====== Listed records

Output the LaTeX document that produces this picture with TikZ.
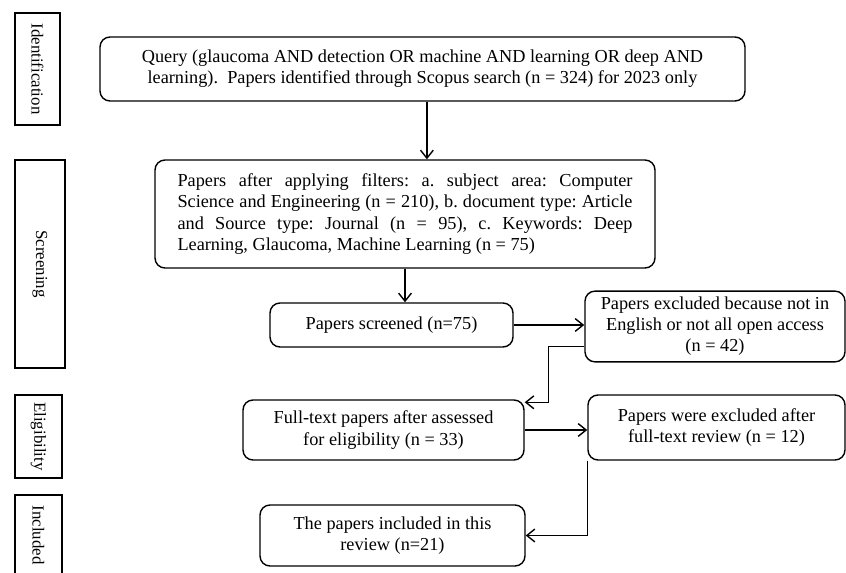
\documentclass[tikz,border=0pt]{standalone}
\usepackage{fontspec}
\setmainfont{Liberation Serif}
\usetikzlibrary{arrows.meta,positioning,calc}
\tikzset{
  box/.style={draw=black, rounded corners=2.5mm, line width=1pt, align=center, inner sep=1.5mm, font=\fontsize{13}{15}\selectfont\frenchspacing},
  phasebox/.style={draw=black, line width=1pt, rotate=-90, inner sep=0pt, font=\fontsize{12}{14.4}\selectfont},
  arrow/.style={-{Straight Barb[length=2mm,width=3.2mm]}, line width=1pt, draw=black}
}
\begin{document}
\begin{tikzpicture}
  \useasboundingbox (0,0) rectangle (21.15,-14.325);
  % phase labels on the left
  \node[phasebox, minimum width=2.8cm, minimum height=1.125cm] (ident) at (0.94,-1.725) {Identification};
  \node[phasebox, minimum width=5.2cm, minimum height=1.25cm] (screen) at (1.0,-6.6) {Screening};
  \node[phasebox, minimum width=2.075cm, minimum height=1.175cm] (elig) at (0.9625,-10.91) {Eligibility};
  \node[phasebox, minimum width=2.0cm, minimum height=1.175cm] (inclabel) at (0.9625,-13.375) {Included};
  % flow boxes
  \node[box, minimum width=16.125cm, minimum height=1.6cm] (query) at (10.5625,-1.725) {Query (glaucoma AND detection OR machine AND learning OR deep AND\\learning).~~Papers identified through Scopus search (n = 324) for 2023 only};
  \node[box, minimum width=12.5cm, minimum height=2.7cm, text width=11.375cm, align=justify] (filters) at (10.125,-5.35) {Papers after applying filters: a. subject area: Computer\linebreak Science and Engineering (n = 210), b. document type: Article\linebreak and Source type: Journal (n = 95), c. Keywords: Deep\linebreak Learning, Glaucoma, Machine Learning (n = 75)};
  \node[box, minimum width=6.075cm, minimum height=1.1cm] (screened) at (9.7875,-8.125) {Papers screened (n=75)};
  \node[box, minimum width=6.5cm, minimum height=1.675cm] (excl1) at (17.875,-8.1625) {Papers excluded because not in\\English or not all open access\\(n = 42)};
  \node[box, minimum width=7.025cm, minimum height=1.5cm] (full) at (9.5875,-10.75) {Full-text papers after assessed\\for eligibility (n = 33)};
  \node[box, minimum width=6.425cm, minimum height=1.625cm] (excl2) at (17.9125,-10.6875) {Papers were excluded after\\full-text review (n = 12)};
  \node[box, minimum width=6.625cm, minimum height=1.525cm] (incl) at (9.8125,-13.3875) {The papers included in this\\review (n=21)};
  % connectors
  \draw[arrow] ([xshift=1.1mm]query.south) -- ([xshift=1.1mm]query.south |- filters.north);
  \draw[arrow] (filters.south) -- (filters.south |- screened.north);
  \draw[arrow] (screened.east) -- (screened.east -| excl1.west);
  \draw[arrow] ([yshift=-5mm]excl1.west) -| ([xshift=6mm,yshift=-0.75mm]full.north east) -- ([yshift=-0.75mm]full.north east);
  \draw[arrow] (full.east) -- (full.east -| excl2.west);
  \draw[arrow] (excl2.south west) |- (incl.east);
\end{tikzpicture}
\end{document}
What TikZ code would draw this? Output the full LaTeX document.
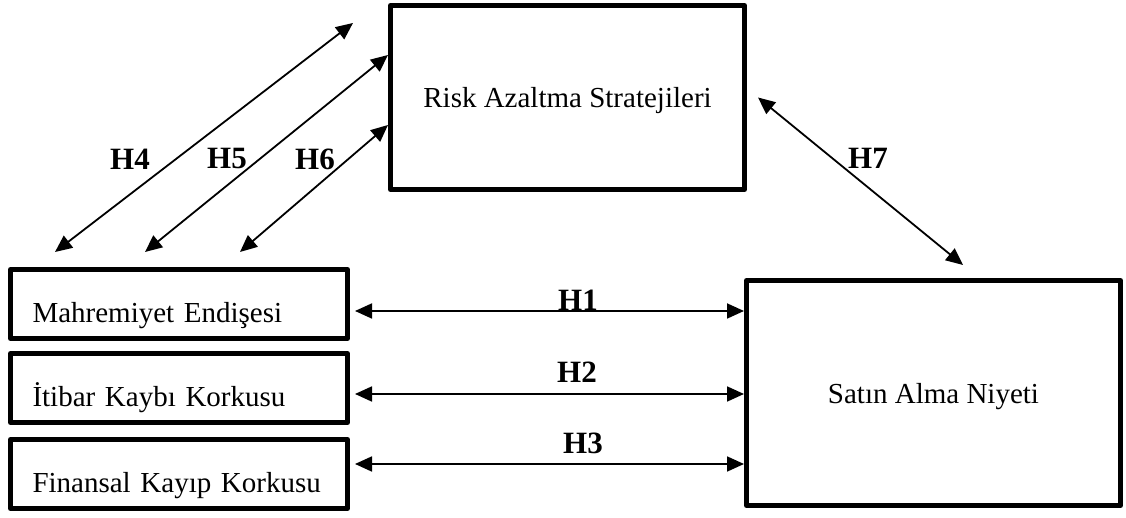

============

• Exercise details: Skip the pictures, then retype every line above exactly.

• Exercise response:
Output the LaTeX document that produces this picture with TikZ.
\documentclass[tikz,border=0pt]{standalone}
\usepackage{fontspec}
\setmainfont{Liberation Serif}
\usetikzlibrary{arrows.meta,positioning,calc}
\tikzset{
  box/.style={draw=black, rounded corners=2.5mm, line width=1pt, align=center, inner sep=1.5mm, font=\fontsize{13}{15}\selectfont\frenchspacing},
  phasebox/.style={draw=black, line width=1pt, rotate=-90, inner sep=0pt, font=\fontsize{12}{14.4}\selectfont},
  arrow/.style={-{Straight Barb[length=2mm,width=3.2mm]}, line width=1pt, draw=black}
}
\begin{document}
\begin{tikzpicture}
  \useasboundingbox (0,0) rectangle (21.15,-14.325);
  % phase labels on the left
  \node[phasebox, minimum width=2.8cm, minimum height=1.125cm] (ident) at (0.94,-1.725) {Identification};
  \node[phasebox, minimum width=5.2cm, minimum height=1.25cm] (screen) at (1.0,-6.6) {Screening};
  \node[phasebox, minimum width=2.075cm, minimum height=1.175cm] (elig) at (0.9625,-10.91) {Eligibility};
  \node[phasebox, minimum width=2.0cm, minimum height=1.175cm] (inclabel) at (0.9625,-13.375) {Included};
  % flow boxes
  \node[box, minimum width=16.125cm, minimum height=1.6cm] (query) at (10.5625,-1.725) {Query (glaucoma AND detection OR machine AND learning OR deep AND\\learning).~~Papers identified through Scopus search (n = 324) for 2023 only};
  \node[box, minimum width=12.5cm, minimum height=2.7cm, text width=11.375cm, align=justify] (filters) at (10.125,-5.35) {Papers after applying filters: a. subject area: Computer\linebreak Science and Engineering (n = 210), b. document type: Article\linebreak and Source type: Journal (n = 95), c. Keywords: Deep\linebreak Learning, Glaucoma, Machine Learning (n = 75)};
  \node[box, minimum width=6.075cm, minimum height=1.1cm] (screened) at (9.7875,-8.125) {Papers screened (n=75)};
  \node[box, minimum width=6.5cm, minimum height=1.675cm] (excl1) at (17.875,-8.1625) {Papers excluded because not in\\English or not all open access\\(n = 42)};
  \node[box, minimum width=7.025cm, minimum height=1.5cm] (full) at (9.5875,-10.75) {Full-text papers after assessed\\for eligibility (n = 33)};
  \node[box, minimum width=6.425cm, minimum height=1.625cm] (excl2) at (17.9125,-10.6875) {Papers were excluded after\\full-text review (n = 12)};
  \node[box, minimum width=6.625cm, minimum height=1.525cm] (incl) at (9.8125,-13.3875) {The papers included in this\\review (n=21)};
  % connectors
  \draw[arrow] ([xshift=1.1mm]query.south) -- ([xshift=1.1mm]query.south |- filters.north);
  \draw[arrow] (filters.south) -- (filters.south |- screened.north);
  \draw[arrow] (screened.east) -- (screened.east -| excl1.west);
  \draw[arrow] ([yshift=-5mm]excl1.west) -| ([xshift=6mm,yshift=-0.75mm]full.north east) -- ([yshift=-0.75mm]full.north east);
  \draw[arrow] (full.east) -- (full.east -| excl2.west);
  \draw[arrow] (excl2.south west) |- (incl.east);
\end{tikzpicture}
\end{document}
What TikZ code would draw this? Output the full LaTeX document.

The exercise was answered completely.